_DATASET EXTRACT_
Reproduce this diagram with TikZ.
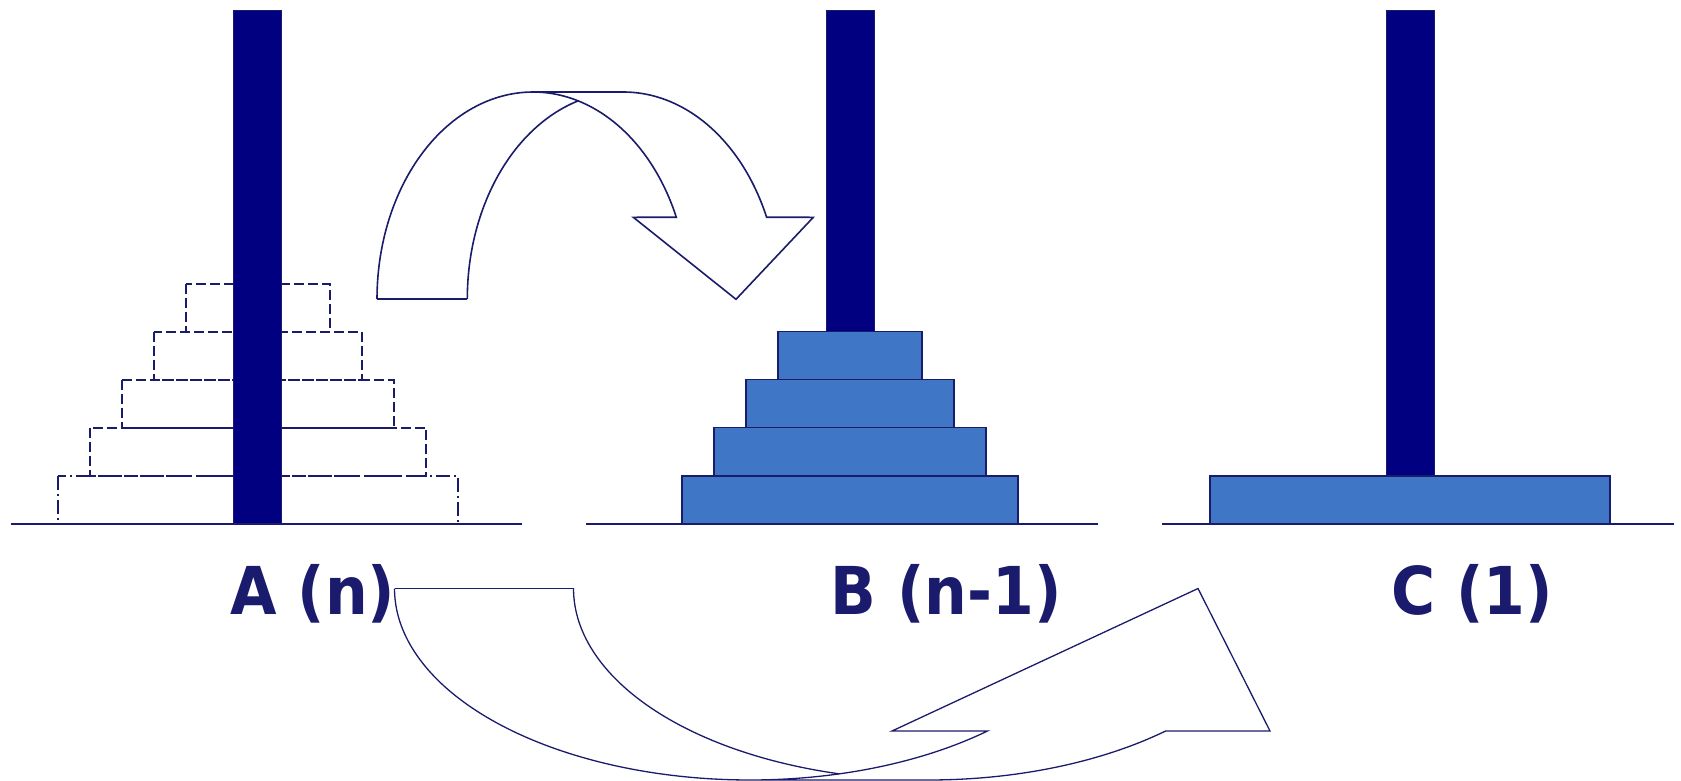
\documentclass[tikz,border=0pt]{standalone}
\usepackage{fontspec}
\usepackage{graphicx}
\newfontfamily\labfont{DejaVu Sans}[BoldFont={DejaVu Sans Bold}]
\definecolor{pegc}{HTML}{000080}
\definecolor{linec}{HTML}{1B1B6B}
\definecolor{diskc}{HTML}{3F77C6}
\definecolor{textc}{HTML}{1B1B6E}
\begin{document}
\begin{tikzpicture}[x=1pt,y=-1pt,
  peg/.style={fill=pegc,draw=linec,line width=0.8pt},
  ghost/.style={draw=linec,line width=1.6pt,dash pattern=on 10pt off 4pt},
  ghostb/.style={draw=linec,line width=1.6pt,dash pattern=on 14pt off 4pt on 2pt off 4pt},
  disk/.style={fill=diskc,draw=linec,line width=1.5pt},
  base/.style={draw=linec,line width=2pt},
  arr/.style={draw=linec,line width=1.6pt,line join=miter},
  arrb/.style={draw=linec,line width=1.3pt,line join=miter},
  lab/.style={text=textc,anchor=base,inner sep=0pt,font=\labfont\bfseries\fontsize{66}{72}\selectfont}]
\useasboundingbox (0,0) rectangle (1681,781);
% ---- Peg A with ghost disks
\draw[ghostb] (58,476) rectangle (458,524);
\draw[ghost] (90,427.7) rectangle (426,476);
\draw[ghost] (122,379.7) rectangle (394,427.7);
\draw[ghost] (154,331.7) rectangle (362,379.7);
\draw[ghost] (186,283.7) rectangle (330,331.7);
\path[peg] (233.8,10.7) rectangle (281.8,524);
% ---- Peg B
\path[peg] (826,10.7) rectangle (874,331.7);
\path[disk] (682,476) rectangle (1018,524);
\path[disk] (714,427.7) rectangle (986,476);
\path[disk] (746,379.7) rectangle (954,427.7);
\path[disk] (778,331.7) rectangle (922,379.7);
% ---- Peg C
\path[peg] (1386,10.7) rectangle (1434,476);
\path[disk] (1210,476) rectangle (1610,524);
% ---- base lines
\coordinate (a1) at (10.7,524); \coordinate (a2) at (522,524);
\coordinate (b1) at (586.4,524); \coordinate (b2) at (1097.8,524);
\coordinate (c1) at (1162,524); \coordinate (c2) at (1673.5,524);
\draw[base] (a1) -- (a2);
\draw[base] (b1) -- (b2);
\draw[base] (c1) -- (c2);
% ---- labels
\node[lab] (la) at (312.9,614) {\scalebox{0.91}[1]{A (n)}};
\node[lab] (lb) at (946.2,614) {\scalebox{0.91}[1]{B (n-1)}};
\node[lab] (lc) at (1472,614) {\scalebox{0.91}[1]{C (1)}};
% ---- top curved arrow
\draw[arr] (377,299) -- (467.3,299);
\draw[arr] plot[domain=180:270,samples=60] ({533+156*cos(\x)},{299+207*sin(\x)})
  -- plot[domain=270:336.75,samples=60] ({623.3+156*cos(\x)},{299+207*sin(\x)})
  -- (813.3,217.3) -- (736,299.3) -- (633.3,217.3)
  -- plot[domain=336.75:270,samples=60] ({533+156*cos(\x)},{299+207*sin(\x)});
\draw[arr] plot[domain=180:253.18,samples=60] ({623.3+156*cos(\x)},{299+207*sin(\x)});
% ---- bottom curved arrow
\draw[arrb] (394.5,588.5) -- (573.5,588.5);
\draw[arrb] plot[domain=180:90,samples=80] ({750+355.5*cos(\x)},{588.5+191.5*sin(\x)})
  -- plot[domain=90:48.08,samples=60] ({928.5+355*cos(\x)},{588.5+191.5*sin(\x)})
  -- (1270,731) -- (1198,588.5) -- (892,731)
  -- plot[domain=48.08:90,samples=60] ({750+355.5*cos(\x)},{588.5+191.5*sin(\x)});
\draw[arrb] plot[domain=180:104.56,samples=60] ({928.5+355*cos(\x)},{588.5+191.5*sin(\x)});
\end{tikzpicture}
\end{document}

_YOUR TASK_
Quote all the lines above exactly as given. Do not include the pictures.

_ANSWER TO THIS EXERCISE_
Reproduce this diagram with TikZ.
\documentclass[tikz,border=0pt]{standalone}
\usepackage{fontspec}
\usepackage{graphicx}
\newfontfamily\labfont{DejaVu Sans}[BoldFont={DejaVu Sans Bold}]
\definecolor{pegc}{HTML}{000080}
\definecolor{linec}{HTML}{1B1B6B}
\definecolor{diskc}{HTML}{3F77C6}
\definecolor{textc}{HTML}{1B1B6E}
\begin{document}
\begin{tikzpicture}[x=1pt,y=-1pt,
  peg/.style={fill=pegc,draw=linec,line width=0.8pt},
  ghost/.style={draw=linec,line width=1.6pt,dash pattern=on 10pt off 4pt},
  ghostb/.style={draw=linec,line width=1.6pt,dash pattern=on 14pt off 4pt on 2pt off 4pt},
  disk/.style={fill=diskc,draw=linec,line width=1.5pt},
  base/.style={draw=linec,line width=2pt},
  arr/.style={draw=linec,line width=1.6pt,line join=miter},
  arrb/.style={draw=linec,line width=1.3pt,line join=miter},
  lab/.style={text=textc,anchor=base,inner sep=0pt,font=\labfont\bfseries\fontsize{66}{72}\selectfont}]
\useasboundingbox (0,0) rectangle (1681,781);
% ---- Peg A with ghost disks
\draw[ghostb] (58,476) rectangle (458,524);
\draw[ghost] (90,427.7) rectangle (426,476);
\draw[ghost] (122,379.7) rectangle (394,427.7);
\draw[ghost] (154,331.7) rectangle (362,379.7);
\draw[ghost] (186,283.7) rectangle (330,331.7);
\path[peg] (233.8,10.7) rectangle (281.8,524);
% ---- Peg B
\path[peg] (826,10.7) rectangle (874,331.7);
\path[disk] (682,476) rectangle (1018,524);
\path[disk] (714,427.7) rectangle (986,476);
\path[disk] (746,379.7) rectangle (954,427.7);
\path[disk] (778,331.7) rectangle (922,379.7);
% ---- Peg C
\path[peg] (1386,10.7) rectangle (1434,476);
\path[disk] (1210,476) rectangle (1610,524);
% ---- base lines
\coordinate (a1) at (10.7,524); \coordinate (a2) at (522,524);
\coordinate (b1) at (586.4,524); \coordinate (b2) at (1097.8,524);
\coordinate (c1) at (1162,524); \coordinate (c2) at (1673.5,524);
\draw[base] (a1) -- (a2);
\draw[base] (b1) -- (b2);
\draw[base] (c1) -- (c2);
% ---- labels
\node[lab] (la) at (312.9,614) {\scalebox{0.91}[1]{A (n)}};
\node[lab] (lb) at (946.2,614) {\scalebox{0.91}[1]{B (n-1)}};
\node[lab] (lc) at (1472,614) {\scalebox{0.91}[1]{C (1)}};
% ---- top curved arrow
\draw[arr] (377,299) -- (467.3,299);
\draw[arr] plot[domain=180:270,samples=60] ({533+156*cos(\x)},{299+207*sin(\x)})
  -- plot[domain=270:336.75,samples=60] ({623.3+156*cos(\x)},{299+207*sin(\x)})
  -- (813.3,217.3) -- (736,299.3) -- (633.3,217.3)
  -- plot[domain=336.75:270,samples=60] ({533+156*cos(\x)},{299+207*sin(\x)});
\draw[arr] plot[domain=180:253.18,samples=60] ({623.3+156*cos(\x)},{299+207*sin(\x)});
% ---- bottom curved arrow
\draw[arrb] (394.5,588.5) -- (573.5,588.5);
\draw[arrb] plot[domain=180:90,samples=80] ({750+355.5*cos(\x)},{588.5+191.5*sin(\x)})
  -- plot[domain=90:48.08,samples=60] ({928.5+355*cos(\x)},{588.5+191.5*sin(\x)})
  -- (1270,731) -- (1198,588.5) -- (892,731)
  -- plot[domain=48.08:90,samples=60] ({750+355.5*cos(\x)},{588.5+191.5*sin(\x)});
\draw[arrb] plot[domain=180:104.56,samples=60] ({928.5+355*cos(\x)},{588.5+191.5*sin(\x)});
\end{tikzpicture}
\end{document}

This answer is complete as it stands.